The higher error rate for Logistic regression is logical considering the architecture of the method itself. It assumes a simple linear relationship between predictors and the log-odds of the outcome, hence it performs poorly when the true relationship is non-linear or complex. It’s also sensitive to outliers, and extreme values can influence the model's coefficients. Compared to other methods such as trees or random forests, it’s generally less accurate.
The unpruned classification tree performed significantly better than our pruned tree. However, this could be because our dataset is largely homogeneous, so although the unpruned tree tends to overfit the data, the performance on the test data was very good. It’s hard to conclude that the performances for the unpruned and the pruned would vary so much for other datasets. Also, when we look at the results from the random forests, the overfitting pattern becomes more evident. In contrast, with a very simple model with only 4 terminal nodes, the pruned tree demonstrated a pretty good performance.
The random forest with m=24 and ntrees=500 is likely to have less error than our optimal random forest with m=8 and ntrees=95 because it employs a larger number of decision trees and explores a broader set of features at each split, thus resulting in a more robust and accurate model.
We have picked the optimal cost for our SVM considering the error rate and the margin width. However, the performance of the SVM model is worse than most of the other methods. Tuning the hyperparameters such as regularization parameters, and kernel-specific parameters may boost the performance more.
In contrast, the Naive Bayes Classifier has demonstrated impressive performance on our original dataset. The method simply assumes that the features are conditionally independent given the class label (Rish, I., 2001), and both the number of observations and features of our dataset are small. These might have played some role in the performance of this classifier method.
Finally, with little wonder, our Neural Networks model outperformed every method by a big margin. By design, Neural Networks are inherently non-linear models, can handle complex datasets and complex relationships among variables. It’s proven that Neural Network almost always performs better than most of the classification techniques.

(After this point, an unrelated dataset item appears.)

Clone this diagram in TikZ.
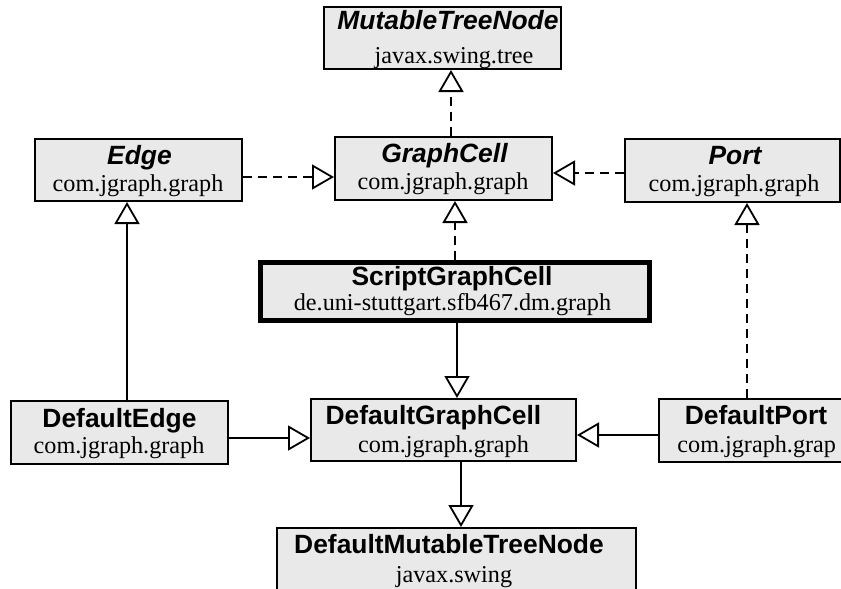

Logistic regression 1) G3; 2) Tutoring; 3) Address; 4) Famsup
Random Forest (m=8, ntrees=95), MDA 1) Studytime; 2) G3; 3) Fedu; 4) Goout; 5) Failures
Random Forest (m=8, ntrees=95), MDG 1) Studytime; 2) G3; 3) Fedu; 4) Goout; 5) Medu
G3 (result) is consistently one of the most important features both in the logistic regression model and the random forest model. This is expected, as the result of the student is understandably a significant determinant for the student to aspire to pursue higher education. We have removed a bunch of features from the logistic regression as they had multicollinearity issues, and then the stepwise model has removed some other features. So, the difference between the logistic regression model and the random forest model in terms of the set of important features is explainable and not surprising. By design, the Mean Decrease Accuracy (MDA) and Mean Decrease Gini (MDG) have different ways of measuring how much a variable contributes to the overall accuracy of the Random Forest model. So, although they agree on the first 4 most important features, they disagree on the fifth one.
Firstly, it's important to note that the dataset used in this project was relatively small. To gain a comprehensive understanding and facilitate meaningful comparisons of the methods employed, we need a substantially larger dataset or consider acquiring additional data for this project.
Hyperparameter tuning for SVM, and other classification methods may provide a better understanding of the algorithms and a better result. We can also investigate ensemble techniques like stacking or boosting, and by combining the strengths of multiple models we can improve predictive performance further. When the dataset is large, we may try different cross-validation techniques, such as stratified sampling, or bootstrapping, to assess model stability and generalization capacity.
L2 regularization can be used to prevent overfitting and improve the generalization ability of the logistic regression model. L2 regularization based on the L2 norm would penalize large values of the coefficients, effectively shrinking them towards zero. This will help prevent overfitting by reducing the model's complexity (Phaisangittisagul, E., 2016). Finally, in addition to misclassification errors, the ROC (Receiver Operating Characteristic) curve needs to be used for evaluating and comparing the performance of the classification models.
The choice of classification method should be considered based on the dataset's nature and complexity. While simpler models like logistic regression may be enough for certain problems, more complex models like Neural Networks can offer substantial performance gains when dealing with complex data and relationships.